-- Begin DATA TO USE --

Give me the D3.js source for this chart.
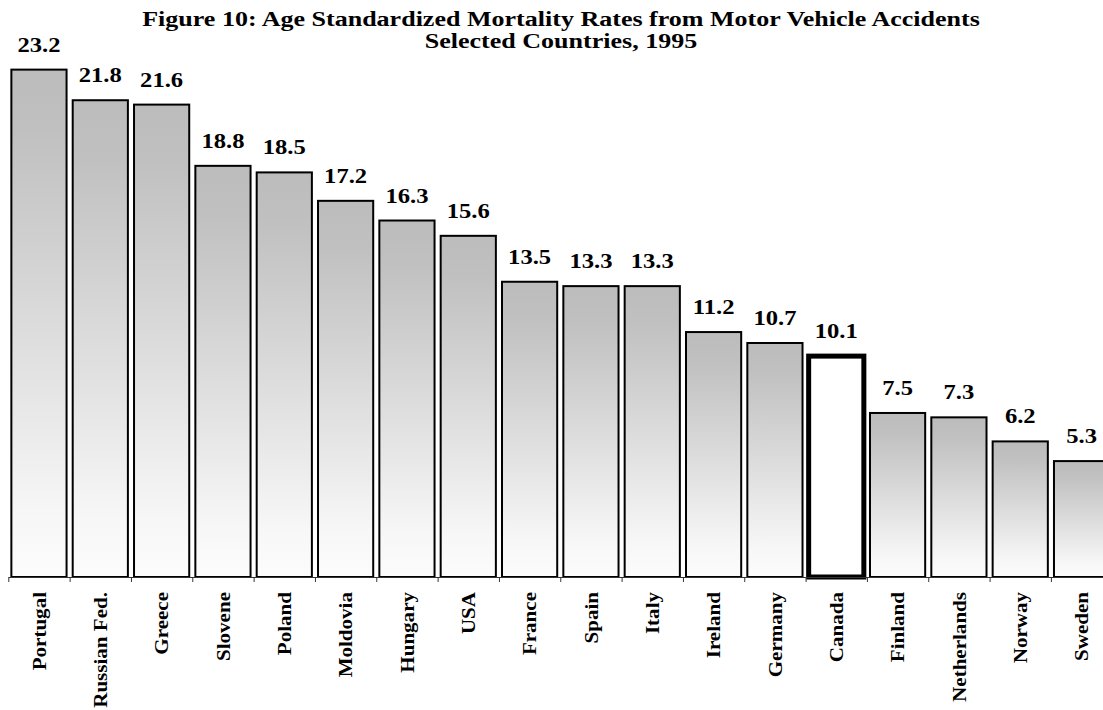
<!DOCTYPE html>
<html>
<head>
<meta charset="utf-8">
<script src="https://cdn.jsdelivr.net/npm/d3@7"></script>
<style>
  body { margin: 0; background: #fff; }
  text { font-family: "Liberation Serif", "Times New Roman", serif; font-weight: bold; fill: #000; }
</style>
</head>
<body>
<div class="chart"></div>
<script>
// Data
const countries = ['Portugal', 'Russian Fed.', 'Greece', 'Slovene', 'Poland', 'Moldovia', 'Hungary', 'USA',
    'France', 'Spain', 'Italy', 'Ireland', 'Germany', 'Canada', 'Finland', 'Netherlands', 'Norway', 'Sweden'];
const rates = [23.2, 21.8, 21.6, 18.8, 18.5, 17.2, 16.3, 15.6, 13.5, 13.3, 13.3, 11.2, 10.7, 10.1, 7.5, 7.3, 6.2, 5.3];
const highlight = 'Canada';
const titleLines = ['Figure 10: Age Standardized Mortality Rates from Motor Vehicle Accidents', 'Selected Countries, 1995'];

const data = countries.map((c, i) => ({ country: c, rate: rates[i] }));

// Chart dimensions
const width = 1103, height = 710;
const base = 577, left = 8.3, step = 61.33;
const stretch = 1.2; // text in the original is set a bit wide

const svg = d3.select('.chart').append('svg')
    .attr('width', width)
    .attr('height', height);

// Scales
const xScale = d3.scaleBand()
    .domain(countries)
    .range([left, left + step * countries.length])
    .paddingInner(0.1)
    .paddingOuter(0.05);
const xEdge = d3.scaleLinear().domain([0, countries.length]).range([left, left + step * countries.length]);
const yScale = d3.scaleLinear().domain([0, 25]).range([base, base - 25 * 21.87]);

// Gradient fill for bars
const grad = svg.append('defs').append('linearGradient')
    .attr('id', 'barFill')
    .attr('x1', 0).attr('y1', 0).attr('x2', 0).attr('y2', 1);
[[0, '#bcbcbc'], [0.12, '#c0c0c0'], [0.88, '#f7f7f7'], [1, '#fcfcfc']].forEach(s => {
    grad.append('stop').attr('offset', s[0]).attr('stop-color', s[1]);
});

// Title
svg.selectAll('.title')
    .data(titleLines)
    .join('text')
    .attr('class', 'title')
    .attr('text-anchor', 'middle')
    .attr('font-size', 21)
    .attr('transform', (d, i) => `translate(561,${26 + i * 22}) scale(1.24,1)`)
    .text(d => d);

// Bars
svg.selectAll('.bar')
    .data(data)
    .join('rect')
    .attr('class', 'bar')
    .attr('x', d => xScale(d.country))
    .attr('y', d => yScale(d.rate))
    .attr('width', xScale.bandwidth())
    .attr('height', d => base - yScale(d.rate))
    .attr('fill', d => d.country === highlight ? '#fff' : 'url(#barFill)')
    .attr('stroke', '#000')
    .attr('stroke-width', d => d.country === highlight ? 5 : 2);

// Value labels
svg.selectAll('.value')
    .data(data)
    .join('text')
    .attr('class', 'value')
    .attr('text-anchor', 'middle')
    .attr('font-size', 20.5)
    .attr('transform', d => `translate(${xScale(d.country) + xScale.bandwidth() / 2},${yScale(d.rate) - 18}) scale(${stretch},1)`)
    .text(d => d.rate.toFixed(1));

// X axis: boundary ticks
svg.append('g')
    .attr('transform', `translate(0,${base})`)
    .call(d3.axisBottom(xEdge).tickValues(d3.range(countries.length + 1)).tickFormat('').tickSize(5).tickSizeOuter(0))
    .call(g => g.select('.domain').attr('stroke', '#333'))
    .call(g => g.selectAll('.tick line').attr('stroke', '#333'));

// Category labels
svg.selectAll('.cat')
    .data(countries)
    .join('text')
    .attr('class', 'cat')
    .attr('text-anchor', 'end')
    .attr('dominant-baseline', 'central')
    .attr('font-size', 19.5)
    .attr('transform', d => `translate(${xScale(d) + xScale.bandwidth() / 2},592) rotate(-90) scale(1.08,1)`)
    .text(d => d);
</script>
</body>
</html>
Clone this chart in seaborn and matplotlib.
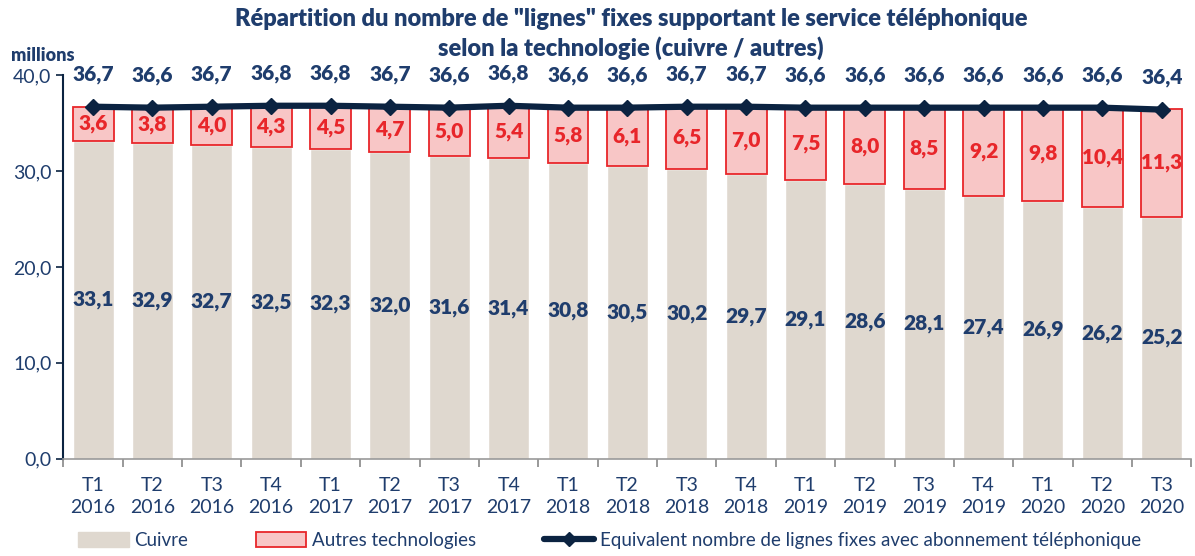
import matplotlib
matplotlib.use("Agg")
import matplotlib.pyplot as plt
import seaborn as sns
import pandas as pd
import numpy as np
from matplotlib.patches import Patch
from matplotlib.lines import Line2D

# valeurs (millions)
trimestres = ['T1\n2016', 'T2\n2016', 'T3\n2016', 'T4\n2016',
              'T1\n2017', 'T2\n2017', 'T3\n2017', 'T4\n2017',
              'T1\n2018', 'T2\n2018', 'T3\n2018', 'T4\n2018',
              'T1\n2019', 'T2\n2019', 'T3\n2019', 'T4\n2019',
              'T1\n2020', 'T2\n2020', 'T3\n2020']
cuivre = [33.1, 32.9, 32.7, 32.5, 32.3, 32.0, 31.6, 31.4, 30.8, 30.5,
          30.2, 29.7, 29.1, 28.6, 28.1, 27.4, 26.9, 26.2, 25.2]
autres = [3.6, 3.8, 4.0, 4.3, 4.5, 4.7, 5.0, 5.4, 5.8, 6.1,
          6.5, 7.0, 7.5, 8.0, 8.5, 9.2, 9.8, 10.4, 11.3]
total = [36.7, 36.6, 36.7, 36.8, 36.8, 36.7, 36.6, 36.8, 36.6, 36.6,
         36.7, 36.7, 36.6, 36.6, 36.6, 36.6, 36.6, 36.6, 36.4]

navy = '#1f3d6d'
dark = '#0b2341'
beige = '#dfd8cf'
pink = '#f8c6c6'
red = '#e8262a'

sns.set_style('white')
plt.rcParams['font.family'] = ['Lato', 'DejaVu Sans']

df = pd.DataFrame({'trim': trimestres, 'cuivre': cuivre, 'autres': autres, 'total': total})
x = np.arange(len(df))

fig = plt.figure(figsize=(11.95, 5.56), dpi=100)
ax = fig.add_axes([0.053, 0.175, 0.944, 0.69])

w = 0.69
sns.barplot(data=df, x='trim', y='cuivre', color=beige, width=w, saturation=1, ax=ax)
ax.bar(x, df['autres'], bottom=df['cuivre'], width=w, color=pink, edgecolor=red, linewidth=1.3)
ax.plot(x, df['total'], color=dark, linewidth=4.5, marker='D', markersize=8, zorder=5)

for i in range(len(df)):
    ax.text(x[i], df['cuivre'][i] / 2, f"{df['cuivre'][i]:.1f}".replace('.', ','),
            ha='center', va='center', color=navy, fontsize=15, fontweight='heavy')
    ax.text(x[i], df['cuivre'][i] + df['autres'][i] / 2, f"{df['autres'][i]:.1f}".replace('.', ','),
            ha='center', va='center', color=red, fontsize=15, fontweight='heavy')
    ax.annotate(f"{df['total'][i]:.1f}".replace('.', ','), (x[i], df['total'][i]),
                xytext=(0, 23), textcoords='offset points',
                ha='center', va='center', color=navy, fontsize=15, fontweight='heavy')

ax.set_ylim(0, 40)
ax.set_xlim(-0.5, len(df) - 0.5)
ax.set_yticks([0, 10, 20, 30, 40])
ax.set_yticklabels(['0,0', '10,0', '20,0', '30,0', '40,0'], color=navy, fontsize=14)
ax.set_xticks(x)
ax.set_xticklabels(trimestres, color=navy, fontsize=14, linespacing=1.35)
ax.tick_params(axis='x', length=0, pad=13)
ax.set_xticks(np.arange(-0.5, len(df), 1), minor=True)
ax.tick_params(axis='x', which='minor', length=6, width=1.2, color='#888888', direction='out', bottom=True)
ax.tick_params(axis='y', length=5, width=1.2, color=dark, direction='out', left=True)
ax.set_xlabel('')
ax.set_ylabel('')

for s in ['top', 'right']:
    ax.spines[s].set_visible(False)
ax.spines['left'].set_color(dark)
ax.spines['left'].set_linewidth(1.5)
ax.spines['bottom'].set_color('#999999')
ax.spines['bottom'].set_linewidth(1.2)

fig.text(0.528, 0.965, 'Répartition du nombre de "lignes" fixes supportant le service téléphonique',
         ha='center', va='center', color=navy, fontsize=17, fontweight='heavy')
fig.text(0.528, 0.913, 'selon la technologie (cuivre / autres)',
         ha='center', va='center', color=navy, fontsize=17, fontweight='heavy')
fig.text(0.009, 0.9, 'millions', ha='left', va='center', color=navy, fontsize=13, fontweight='heavy')

handles = [Patch(facecolor=beige, edgecolor=beige),
           Patch(facecolor=pink, edgecolor=red, linewidth=1.3),
           Line2D([], [], color=dark, linewidth=4.5, marker='D', markersize=7)]
labels = ['Cuivre', 'Autres technologies', 'Equivalent nombre de lignes fixes avec abonnement téléphonique']
leg = fig.legend(handles, labels, loc='center', bbox_to_anchor=(0.51, 0.028), ncol=3, frameon=False,
                 fontsize=13.5, handlelength=2.7, handleheight=0.9, columnspacing=3.6, handletextpad=0.3)
for t in leg.get_texts():
    t.set_color(navy)

fig.savefig('out.png', dpi=100)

-- End DATA TO USE --

__WHAT TO DO__. In the listing above, find the line with "Clone this chart in seaborn and matplotlib." and the line with "red = '#e8262a'". Set down both and every line between them, minus the pictures.

__WRITTEN REPLY__.
Clone this chart in seaborn and matplotlib.
import matplotlib
matplotlib.use("Agg")
import matplotlib.pyplot as plt
import seaborn as sns
import pandas as pd
import numpy as np
from matplotlib.patches import Patch
from matplotlib.lines import Line2D

# valeurs (millions)
trimestres = ['T1\n2016', 'T2\n2016', 'T3\n2016', 'T4\n2016',
              'T1\n2017', 'T2\n2017', 'T3\n2017', 'T4\n2017',
              'T1\n2018', 'T2\n2018', 'T3\n2018', 'T4\n2018',
              'T1\n2019', 'T2\n2019', 'T3\n2019', 'T4\n2019',
              'T1\n2020', 'T2\n2020', 'T3\n2020']
cuivre = [33.1, 32.9, 32.7, 32.5, 32.3, 32.0, 31.6, 31.4, 30.8, 30.5,
          30.2, 29.7, 29.1, 28.6, 28.1, 27.4, 26.9, 26.2, 25.2]
autres = [3.6, 3.8, 4.0, 4.3, 4.5, 4.7, 5.0, 5.4, 5.8, 6.1,
          6.5, 7.0, 7.5, 8.0, 8.5, 9.2, 9.8, 10.4, 11.3]
total = [36.7, 36.6, 36.7, 36.8, 36.8, 36.7, 36.6, 36.8, 36.6, 36.6,
         36.7, 36.7, 36.6, 36.6, 36.6, 36.6, 36.6, 36.6, 36.4]

navy = '#1f3d6d'
dark = '#0b2341'
beige = '#dfd8cf'
pink = '#f8c6c6'
red = '#e8262a'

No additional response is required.